Our place at the table
God’s people Our place at the table

We’re used to reading about Wedding Banquets in the Gospels – and we’re probably familiar with the use of wedding feasts as an analogy to the Kingdom of God. Certainly, we could read this Gospel in that same light. But there’s one little detail at the beginning of today’s Gospel that adds a wrinkle to Jesus’ message:

On a sabbath Jesus went to dine at the home of one of the leading Pharisees, and the people there were observing him carefully. (Lk 14:1, NAB)

Remember, Luke’s Gospel was written for a Gentile Christian community.
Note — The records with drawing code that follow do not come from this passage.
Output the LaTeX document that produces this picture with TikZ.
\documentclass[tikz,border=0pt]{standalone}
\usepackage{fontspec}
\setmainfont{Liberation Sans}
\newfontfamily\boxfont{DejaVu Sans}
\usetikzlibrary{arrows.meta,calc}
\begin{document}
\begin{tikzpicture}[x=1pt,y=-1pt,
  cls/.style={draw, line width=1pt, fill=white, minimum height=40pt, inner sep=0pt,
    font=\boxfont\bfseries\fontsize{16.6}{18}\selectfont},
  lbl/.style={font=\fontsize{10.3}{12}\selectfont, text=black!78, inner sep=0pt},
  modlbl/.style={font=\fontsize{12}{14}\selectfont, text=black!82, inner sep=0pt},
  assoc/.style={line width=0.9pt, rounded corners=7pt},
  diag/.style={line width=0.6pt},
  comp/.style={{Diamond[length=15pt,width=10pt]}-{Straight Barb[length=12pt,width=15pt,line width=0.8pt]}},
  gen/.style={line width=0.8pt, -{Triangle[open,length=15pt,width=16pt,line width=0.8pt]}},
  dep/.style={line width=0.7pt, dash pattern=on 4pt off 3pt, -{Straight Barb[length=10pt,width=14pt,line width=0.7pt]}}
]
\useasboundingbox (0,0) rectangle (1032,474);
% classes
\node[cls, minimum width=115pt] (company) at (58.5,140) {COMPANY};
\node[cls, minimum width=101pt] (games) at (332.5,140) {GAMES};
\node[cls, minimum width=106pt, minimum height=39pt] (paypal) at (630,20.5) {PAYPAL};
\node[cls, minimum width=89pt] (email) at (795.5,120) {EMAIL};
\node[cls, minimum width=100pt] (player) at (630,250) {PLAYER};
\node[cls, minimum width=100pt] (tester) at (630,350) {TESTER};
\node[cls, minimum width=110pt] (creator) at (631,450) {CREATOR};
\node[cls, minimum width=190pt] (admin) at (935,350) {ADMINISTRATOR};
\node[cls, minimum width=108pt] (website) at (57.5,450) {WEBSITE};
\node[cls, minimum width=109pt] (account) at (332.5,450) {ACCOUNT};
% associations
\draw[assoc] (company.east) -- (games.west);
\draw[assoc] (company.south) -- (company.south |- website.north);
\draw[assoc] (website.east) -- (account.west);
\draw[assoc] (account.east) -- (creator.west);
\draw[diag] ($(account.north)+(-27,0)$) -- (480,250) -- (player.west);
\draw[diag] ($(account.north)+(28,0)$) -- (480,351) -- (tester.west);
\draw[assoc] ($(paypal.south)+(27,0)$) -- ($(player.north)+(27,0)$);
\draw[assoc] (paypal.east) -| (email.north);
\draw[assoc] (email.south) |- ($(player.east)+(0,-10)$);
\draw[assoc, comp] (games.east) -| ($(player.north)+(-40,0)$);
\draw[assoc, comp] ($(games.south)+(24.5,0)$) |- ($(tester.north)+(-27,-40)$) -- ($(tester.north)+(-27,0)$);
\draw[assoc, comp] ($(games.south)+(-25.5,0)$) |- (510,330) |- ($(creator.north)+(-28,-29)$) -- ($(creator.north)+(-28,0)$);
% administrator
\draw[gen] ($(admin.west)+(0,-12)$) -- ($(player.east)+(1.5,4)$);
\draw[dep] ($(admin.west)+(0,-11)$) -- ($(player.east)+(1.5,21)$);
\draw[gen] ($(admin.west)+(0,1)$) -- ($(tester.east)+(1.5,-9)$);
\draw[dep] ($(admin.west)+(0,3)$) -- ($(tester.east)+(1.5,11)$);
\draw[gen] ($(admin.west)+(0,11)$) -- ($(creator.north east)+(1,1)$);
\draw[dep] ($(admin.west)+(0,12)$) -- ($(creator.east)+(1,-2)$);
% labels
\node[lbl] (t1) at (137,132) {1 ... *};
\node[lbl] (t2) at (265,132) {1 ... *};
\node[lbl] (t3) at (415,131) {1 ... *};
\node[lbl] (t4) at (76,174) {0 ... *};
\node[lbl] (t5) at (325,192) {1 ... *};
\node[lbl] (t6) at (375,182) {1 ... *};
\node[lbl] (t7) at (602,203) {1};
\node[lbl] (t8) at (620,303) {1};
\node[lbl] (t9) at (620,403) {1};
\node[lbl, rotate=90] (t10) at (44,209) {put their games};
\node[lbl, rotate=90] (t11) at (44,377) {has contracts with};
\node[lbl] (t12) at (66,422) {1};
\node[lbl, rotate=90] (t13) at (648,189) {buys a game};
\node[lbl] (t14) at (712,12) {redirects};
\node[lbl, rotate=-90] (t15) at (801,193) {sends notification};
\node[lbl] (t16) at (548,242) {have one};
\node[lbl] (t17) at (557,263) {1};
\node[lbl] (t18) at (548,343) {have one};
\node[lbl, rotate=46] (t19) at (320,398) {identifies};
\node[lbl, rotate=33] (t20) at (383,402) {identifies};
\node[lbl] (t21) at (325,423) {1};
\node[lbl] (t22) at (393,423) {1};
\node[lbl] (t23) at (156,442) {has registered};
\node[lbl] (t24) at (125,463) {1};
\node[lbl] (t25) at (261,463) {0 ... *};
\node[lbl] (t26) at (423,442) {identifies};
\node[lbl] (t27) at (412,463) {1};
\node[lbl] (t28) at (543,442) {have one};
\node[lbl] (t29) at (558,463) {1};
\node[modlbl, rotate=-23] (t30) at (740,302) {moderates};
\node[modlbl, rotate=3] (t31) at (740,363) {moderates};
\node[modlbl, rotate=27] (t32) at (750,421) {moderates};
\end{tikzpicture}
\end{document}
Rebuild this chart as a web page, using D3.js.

The author wasn’t a Jew and had patchy knowledge of Jewish customs and traditions. So, why then emphasise that the telling of this particular Wedding Feast parable took place on the sabbath at a Pharisees’ house?

The Pharisees weren’t authorities, rather they were one of the main sects of Judaism in the time of Jesus. The Pharisaic sect mainly composed of blue-collar citizens who observed the priestly laws (even if they weren’t priests). Sometimes we paint the Pharisees as right-wing, hard-line conservative villains, when in fact these were everyday people simply trying to do the right thing within a long-standing, ancient tradition. Sound familiar?

Jesus launches into his parable when he sees the other guests taking the place of honour. He insists that it’s better to take the lower place at the table, to wait to be honoured with the highest seat. Furthermore, to host those who cannot repay you: the poor, the crippled, the lame, the blind. Jesus’ wedding feast challenges a mindset and a way that was embedded within the culture, faith, and lifestyle of the Pharisees.

Perhaps there is an invitation for us to consider the blind-spots within our own religious practice and devotion? The message of this parable, and indeed of Luke’s Gospel, is that the Kingdom of God is bigger than we imagined. The question for us to reflect on is: do we shut others out of the Kingdom through assuring our own place at the table?